_What is needed:_
Make an exact copy of the data below, leaving out every picture.

^^^^

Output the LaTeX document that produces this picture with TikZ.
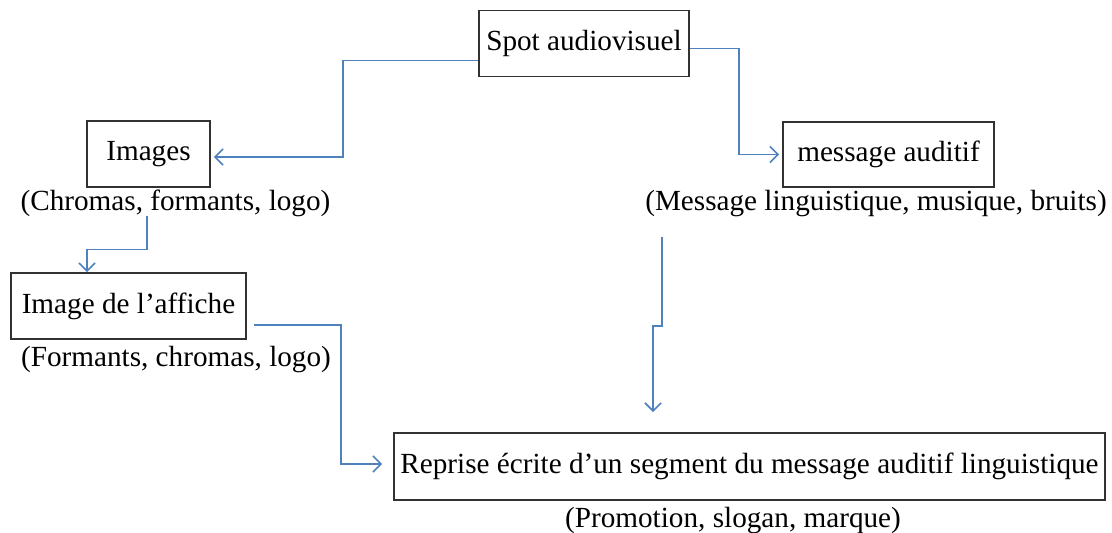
\documentclass[tikz,border=0pt]{standalone}
\usepackage{fontspec}
\setmainfont{Liberation Serif}
\usetikzlibrary{positioning,arrows.meta}
\definecolor{linkblue}{RGB}{79,129,189}
\definecolor{boxgray}{RGB}{50,50,50}

\begin{document}
\begin{tikzpicture}[x=0.5pt, y=-0.5pt,
    font=\fontsize{14.6}{17}\selectfont,
    box/.style={draw=boxgray, line width=0.9pt, inner sep=0pt},
    caption/.style={inner sep=0pt},
    arr/.style={draw=linkblue, line width=0.8pt, -{Straight Barb[length=4pt,width=8pt]}}]
  \useasboundingbox (0,0) rectangle (1112,532);
  % Nodes
  % boxes
  \node[box, minimum width=105pt, minimum height=33pt] (spot) at (584,43.5) {Spot audiovisuel};
  \node[box, minimum width=61.5pt, minimum height=33pt] (images) at (148.5,154) {Images};
  \node[box, minimum width=105.5pt, minimum height=32.5pt] (message) at (888.5,154.5) {message auditif};
  \node[box, minimum width=117.5pt, minimum height=33pt] (affiche) at (128.5,306) {Image de l’affiche};
  \node[box, minimum width=355.5pt, minimum height=33.5pt] (reprise) at (749.5,466.5) {Reprise écrite d’un segment du message auditif linguistique};
  % captions
  \node[caption, below=1pt of images, xshift=13.5pt] (chromas) {(Chromas, formants, logo)};
  \node[caption, below=1pt of message, xshift=-6.25pt] (msgcap) {(Message linguistique, musique, bruits)};
  \node[caption, below=3pt of affiche, xshift=23.75pt] (formants) {(Formants, chromas, logo)};
  \node[caption, below=3pt of reprise, xshift=-8.25pt] (promo) {(Promotion, slogan, marque)};
  \coordinate (m1) at (662,237);
  \coordinate (m2) at (653,412);
  % edges
  \draw[arr] ([yshift=-8.5pt]spot.west) -- ++(-67.5pt,0) |- ([xshift=1.5pt,yshift=-1.5pt]images.east);
  \draw[arr] ([yshift=-2.5pt]spot.east) -- ++(24.5pt,0) |- ([xshift=-1.5pt]message.west);
  \draw[arr] ([xshift=-14.25pt,yshift=1pt]chromas.south) -- ++(0,-17pt) -| ([xshift=-20.75pt]affiche.north);
  \draw[arr] (m1) -- ++(0,-44.5pt) -| (m2);
  \draw[arr] ([xshift=3.5pt,yshift=-9.5pt]affiche.east) -- ++(43.5pt,0) |- ([xshift=-5.5pt,yshift=1.25pt]reprise.west);
\end{tikzpicture}
\end{document}
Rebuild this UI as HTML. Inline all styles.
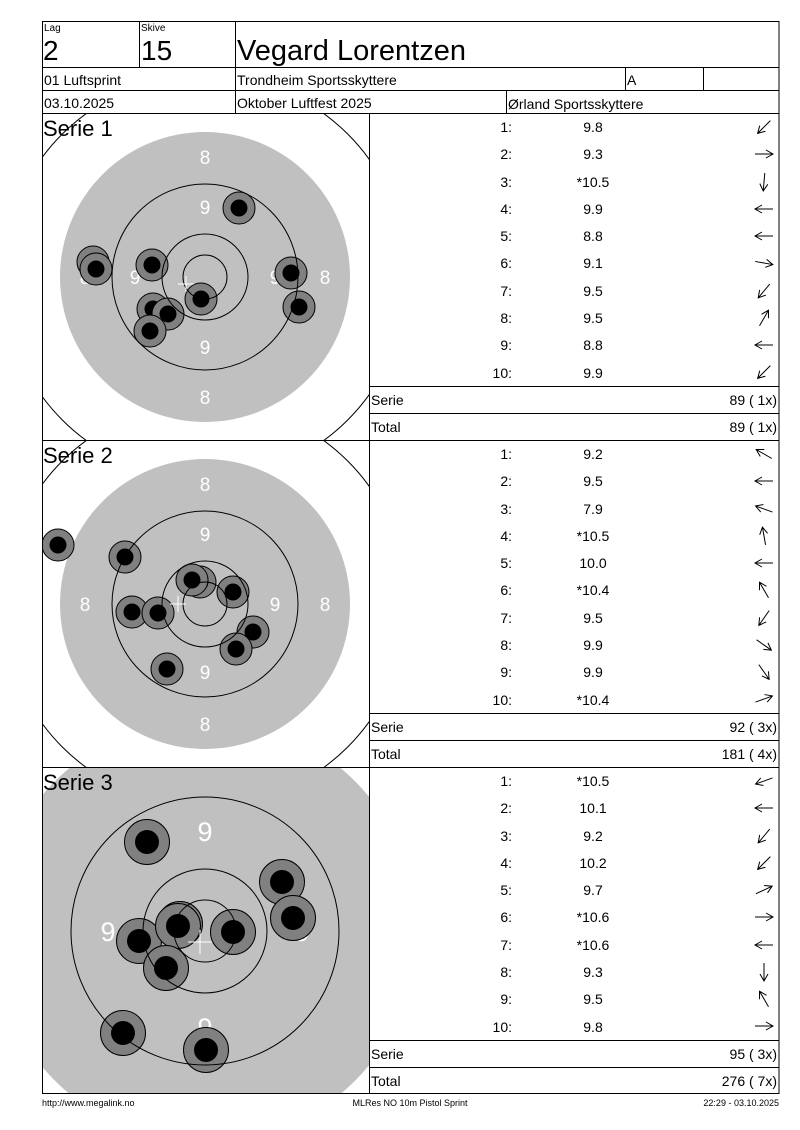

^^^^

_Written solution:_
Output the LaTeX document that produces this picture with TikZ.
\documentclass[tikz,border=0pt]{standalone}
\usepackage{fontspec}
\setmainfont{Liberation Serif}
\usetikzlibrary{positioning,arrows.meta}
\definecolor{linkblue}{RGB}{79,129,189}
\definecolor{boxgray}{RGB}{50,50,50}

\begin{document}
\begin{tikzpicture}[x=0.5pt, y=-0.5pt,
    font=\fontsize{14.6}{17}\selectfont,
    box/.style={draw=boxgray, line width=0.9pt, inner sep=0pt},
    caption/.style={inner sep=0pt},
    arr/.style={draw=linkblue, line width=0.8pt, -{Straight Barb[length=4pt,width=8pt]}}]
  \useasboundingbox (0,0) rectangle (1112,532);
  % Nodes
  % boxes
  \node[box, minimum width=105pt, minimum height=33pt] (spot) at (584,43.5) {Spot audiovisuel};
  \node[box, minimum width=61.5pt, minimum height=33pt] (images) at (148.5,154) {Images};
  \node[box, minimum width=105.5pt, minimum height=32.5pt] (message) at (888.5,154.5) {message auditif};
  \node[box, minimum width=117.5pt, minimum height=33pt] (affiche) at (128.5,306) {Image de l’affiche};
  \node[box, minimum width=355.5pt, minimum height=33.5pt] (reprise) at (749.5,466.5) {Reprise écrite d’un segment du message auditif linguistique};
  % captions
  \node[caption, below=1pt of images, xshift=13.5pt] (chromas) {(Chromas, formants, logo)};
  \node[caption, below=1pt of message, xshift=-6.25pt] (msgcap) {(Message linguistique, musique, bruits)};
  \node[caption, below=3pt of affiche, xshift=23.75pt] (formants) {(Formants, chromas, logo)};
  \node[caption, below=3pt of reprise, xshift=-8.25pt] (promo) {(Promotion, slogan, marque)};
  \coordinate (m1) at (662,237);
  \coordinate (m2) at (653,412);
  % edges
  \draw[arr] ([yshift=-8.5pt]spot.west) -- ++(-67.5pt,0) |- ([xshift=1.5pt,yshift=-1.5pt]images.east);
  \draw[arr] ([yshift=-2.5pt]spot.east) -- ++(24.5pt,0) |- ([xshift=-1.5pt]message.west);
  \draw[arr] ([xshift=-14.25pt,yshift=1pt]chromas.south) -- ++(0,-17pt) -| ([xshift=-20.75pt]affiche.north);
  \draw[arr] (m1) -- ++(0,-44.5pt) -| (m2);
  \draw[arr] ([xshift=3.5pt,yshift=-9.5pt]affiche.east) -- ++(43.5pt,0) |- ([xshift=-5.5pt,yshift=1.25pt]reprise.west);
\end{tikzpicture}
\end{document}
Rebuild this UI as HTML. Inline all styles.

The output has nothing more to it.